I repeated the same process for the smaller board, but didn't take any pictures. My most productive hours are often after 10pm on weeknights. And while I can bang out a lot of stuff, I don't always take the time to properly document it. The next time I iron (which may be a while from now), I'll try to remember to take a picture.

Sunday, February 2, 2014

Snow Day Feast, V'con Style

I've always said that winters in Detroit aren't really that bad. Sure it's cold, but the cold isn't brutal. We get some snow, but it melts after a few days. The skies are sometimes grey, but it makes me appreciate the sunshine on clear days. Those factors that make winter unpleasant (but not unbearable) make spring AMAZING.

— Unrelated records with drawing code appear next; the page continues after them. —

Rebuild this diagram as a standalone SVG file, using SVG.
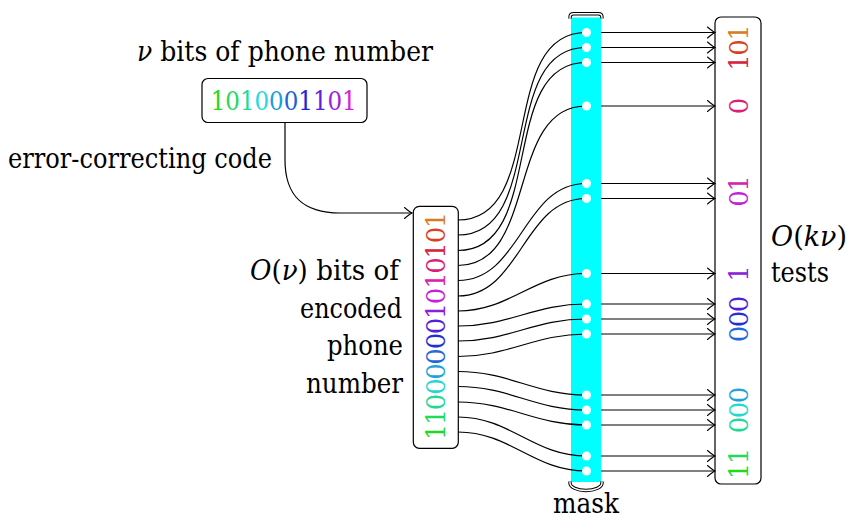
<svg xmlns="http://www.w3.org/2000/svg" width="848" height="519" viewBox="0 0 848 519">
<style>
text{font-family:'DejaVu Serif','Noto Serif','Liberation Serif',Tinos,FreeSerif,'Nimbus Roman',serif}
.lbl{font-size:28px;fill:#000}
.bit{font-size:26px;text-anchor:middle}
.it{font-style:italic}
.box{fill:#fff;stroke:#000;stroke-width:1.2}
.wire{fill:none;stroke:#000;stroke-width:1.2}
.arr{fill:none;stroke:#000;stroke-width:1.2;marker-end:url(#to)}
.dot{fill:#fff}
.capb{fill:none;stroke:#000;stroke-width:3.4}
.capw{fill:none;stroke:#fff;stroke-width:1.4}
</style>
<defs>
<marker id="to" viewBox="-10 -8 12 16" markerWidth="12" markerHeight="16" refX="0" refY="0" orient="auto" markerUnits="userSpaceOnUse">
<path d="M-7.5,-5.5 Q-2.5,-1.2 0,0 Q-2.5,1.2 -7.5,5.5" fill="none" stroke="#000" stroke-width="1.1" stroke-linecap="round"/>
</marker>
<linearGradient id="digits" gradientUnits="userSpaceOnUse" x1="210.7" y1="0" x2="356.7" y2="0">
<stop offset="0" stop-color="#21D921"/><stop offset="0.1" stop-color="#21D921"/>
<stop offset="0.1" stop-color="#21D95E"/><stop offset="0.2" stop-color="#21D95E"/>
<stop offset="0.2" stop-color="#21D99C"/><stop offset="0.3" stop-color="#21D99C"/>
<stop offset="0.3" stop-color="#21D9D9"/><stop offset="0.4" stop-color="#21D9D9"/>
<stop offset="0.4" stop-color="#219CD9"/><stop offset="0.5" stop-color="#219CD9"/>
<stop offset="0.5" stop-color="#215ED9"/><stop offset="0.6" stop-color="#215ED9"/>
<stop offset="0.6" stop-color="#2121D9"/><stop offset="0.7" stop-color="#2121D9"/>
<stop offset="0.7" stop-color="#5E21D9"/><stop offset="0.8" stop-color="#5E21D9"/>
<stop offset="0.8" stop-color="#9C21D9"/><stop offset="0.9" stop-color="#9C21D9"/>
<stop offset="0.9" stop-color="#D921D9"/><stop offset="1" stop-color="#D921D9"/>
</linearGradient>
</defs>

<g id="title">
<text class="lbl" x="137" y="61" textLength="296" lengthAdjust="spacingAndGlyphs"><tspan class="it">ν</tspan> bits of phone number</text>
</g>

<g id="phone-number">
<rect class="box" x="202" y="78.5" width="165" height="44" rx="6"/>
<text x="210.7" y="109.5" font-size="26" fill="url(#digits)" textLength="146" lengthAdjust="spacingAndGlyphs">1010001101</text>
</g>

<g id="ecc-label">
<text class="lbl" x="8" y="168" textLength="264" lengthAdjust="spacingAndGlyphs">error-correcting code</text>
</g>

<g id="encoded-label">
<text class="lbl" x="250" y="280" textLength="149" lengthAdjust="spacingAndGlyphs"><tspan class="it">O</tspan>(<tspan class="it">ν</tspan>) bits of</text>
<text class="lbl" x="300" y="317.5" textLength="102" lengthAdjust="spacingAndGlyphs">encoded</text>
<text class="lbl" x="327" y="355" textLength="76" lengthAdjust="spacingAndGlyphs">phone</text>
<text class="lbl" x="306" y="392.5" textLength="97" lengthAdjust="spacingAndGlyphs">number</text>
</g>

<g id="mask">
<rect x="571" y="17.5" width="30" height="464.5" fill="#00FFFF"/>
<path class="capb" d="M570,18.5 V17.5 Q570,13.8 573.7,13.8 H598.3 Q602,13.8 602,17.5 V18.5"/>
<path class="capw" d="M570,18.5 V17.5 Q570,13.8 573.7,13.8 H598.3 Q602,13.8 602,17.5 V18.5"/>
<path class="capb" d="M570,481.5 V483 A16,7.5 0 0 0 602,483 V481.5"/>
<path class="capw" d="M570,481.5 V483 A16,7.5 0 0 0 602,483 V481.5"/>
<text class="lbl" x="553" y="513" textLength="66" lengthAdjust="spacingAndGlyphs">mask</text>
</g>

<g id="encoded">
<rect class="box" x="413.3" y="206.3" width="45" height="242" rx="6"/>
<text class="bit" transform="rotate(-90)" y="445"><tspan x="-220" fill="#D97D21">1</tspan><tspan x="-235" fill="#D94221">0</tspan><tspan x="-250.5" fill="#D9213B">1</tspan><tspan x="-265.5" fill="#D92177">0</tspan><tspan x="-280.5" fill="#D921B1">1</tspan><tspan x="-296" fill="#C521D9">0</tspan><tspan x="-311" fill="#8A21D9">1</tspan><tspan x="-326" fill="#4F21D9">0</tspan><tspan x="-341" fill="#212ED9">0</tspan><tspan x="-356.5" fill="#2169D9">0</tspan><tspan x="-371.5" fill="#21A5D9">0</tspan><tspan x="-386.5" fill="#21D9D3">0</tspan><tspan x="-402" fill="#21D997">0</tspan><tspan x="-417" fill="#21D95C">1</tspan><tspan x="-432" fill="#21D921">1</tspan></text>
</g>

<g id="tests">
<rect class="box" x="715" y="17" width="46" height="467" rx="6"/>
<text class="bit" transform="rotate(-90)" y="747.5"><tspan x="-32.5" fill="#D97D21">1</tspan><tspan x="-47.5" fill="#D94221">0</tspan><tspan x="-62.5" fill="#D9213B">1</tspan><tspan x="-106" fill="#D92177">0</tspan><tspan x="-183.5" fill="#D921B1">1</tspan><tspan x="-198.5" fill="#C521D9">0</tspan><tspan x="-273.5" fill="#8A21D9">1</tspan><tspan x="-304" fill="#4F21D9">0</tspan><tspan x="-319" fill="#212ED9">0</tspan><tspan x="-334" fill="#2169D9">0</tspan><tspan x="-395" fill="#21A5D9">0</tspan><tspan x="-410" fill="#21D9D3">0</tspan><tspan x="-425" fill="#21D997">0</tspan><tspan x="-456" fill="#21D95C">1</tspan><tspan x="-471" fill="#21D921">1</tspan></text>
</g>

<g id="tests-label">
<text class="lbl" x="771" y="246" textLength="76" lengthAdjust="spacingAndGlyphs"><tspan class="it">O</tspan>(<tspan class="it">kν</tspan>)</text>
<text class="lbl" x="771" y="282" textLength="58" lengthAdjust="spacingAndGlyphs">tests</text>
</g>

<g id="connectors">
<path class="arr" d="M285,122.5 L285,160 C285,196 303,213 340,213 L412,213"/>
<path class="wire" d="M458,220 C546.9,220 497.1,32.5 586,32.5"/>
<path class="wire" d="M458,235 C546.9,235 497.1,47.5 586,47.5"/>
<path class="wire" d="M458,250.5 C547,250.5 497,62.5 586,62.5"/>
<path class="wire" d="M458,265.5 C538,265.5 506,106 586,106"/>
<path class="wire" d="M458,280.5 C521,280.5 523,183.5 586,183.5"/>
<path class="wire" d="M458,296 C521,296 523,198.5 586,198.5"/>
<path class="wire" d="M458,311 C510,311 534,273.5 586,273.5"/>
<path class="wire" d="M458,326 C509,326 535,304 586,304"/>
<path class="wire" d="M458,341 C509,341 535,319 586,319"/>
<path class="wire" d="M458,356.5 C509,356.5 535,334 586,334"/>
<path class="wire" d="M458,371.5 C509,371.5 535,395 586,395"/>
<path class="wire" d="M458,386.5 C509,386.5 535,410 586,410"/>
<path class="wire" d="M458,402 C509,402 535,425 586,425"/>
<path class="wire" d="M458,417 C510.4,417 533.6,456 586,456"/>
<path class="wire" d="M458,432 C510.4,432 533.6,471 586,471"/>
<path class="arr" d="M601,32.5 H715"/>
<path class="arr" d="M601,47.5 H715"/>
<path class="arr" d="M601,62.5 H715"/>
<path class="arr" d="M601,106 H715"/>
<path class="arr" d="M601,183.5 H715"/>
<path class="arr" d="M601,198.5 H715"/>
<path class="arr" d="M601,273.5 H715"/>
<path class="arr" d="M601,304 H715"/>
<path class="arr" d="M601,319 H715"/>
<path class="arr" d="M601,334 H715"/>
<path class="arr" d="M601,395 H715"/>
<path class="arr" d="M601,410 H715"/>
<path class="arr" d="M601,425 H715"/>
<path class="arr" d="M601,456 H715"/>
<path class="arr" d="M601,471 H715"/>
</g>

<g id="mask-dots">
<circle class="dot" cx="586.5" cy="32.5" r="4.5"/>
<circle class="dot" cx="586.5" cy="47.5" r="4.5"/>
<circle class="dot" cx="586.5" cy="62.5" r="4.5"/>
<circle class="dot" cx="586.5" cy="106" r="4.5"/>
<circle class="dot" cx="586.5" cy="183.5" r="4.5"/>
<circle class="dot" cx="586.5" cy="198.5" r="4.5"/>
<circle class="dot" cx="586.5" cy="273.5" r="4.5"/>
<circle class="dot" cx="586.5" cy="304" r="4.5"/>
<circle class="dot" cx="586.5" cy="319" r="4.5"/>
<circle class="dot" cx="586.5" cy="334" r="4.5"/>
<circle class="dot" cx="586.5" cy="395" r="4.5"/>
<circle class="dot" cx="586.5" cy="410" r="4.5"/>
<circle class="dot" cx="586.5" cy="425" r="4.5"/>
<circle class="dot" cx="586.5" cy="456" r="4.5"/>
<circle class="dot" cx="586.5" cy="471" r="4.5"/>
</g>
</svg>
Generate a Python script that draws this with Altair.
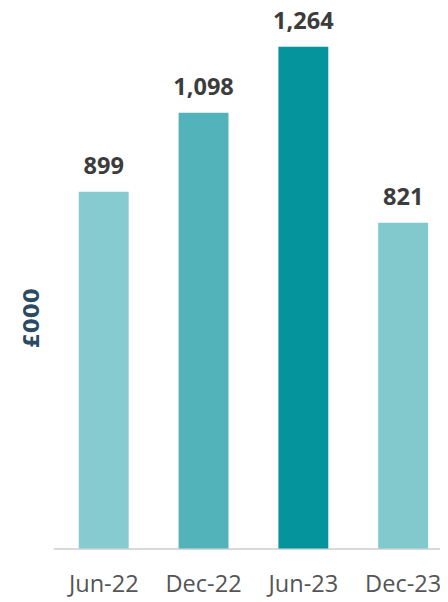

Then the winter of 2014 hit. This winter also coincides with me living in a house with zero insulation. When it's windy outside, the curtains move inside. We got another big snow storm today. Determined not to let Mother Nature get in my way, I put on my boots and trekked the mile to Kroger to buy groceries and spent the day cooking Backyard BBQ sauceBBQ Black Eyed Peas Collard Rolls, and Messy Rice, all from Veganomicon.

This was a perfect snow day dish. I spent a leisurely three hours making it. I could have been more efficient with my time, but to me, one of the luxuries of a snow day is not stressing about multi-tasking. On a weeknight, I definitely wouldn't have taken the time to let BBQ sauce cook down for an hour or delicately roll steamed collard greens. But on a snowy Sunday, there wasn't much I'd rather be doing.

These turned out great. They were everything I think food should be -- a variety of recognizable textures and clean, distinct flavors that meld together perfectly. Full success!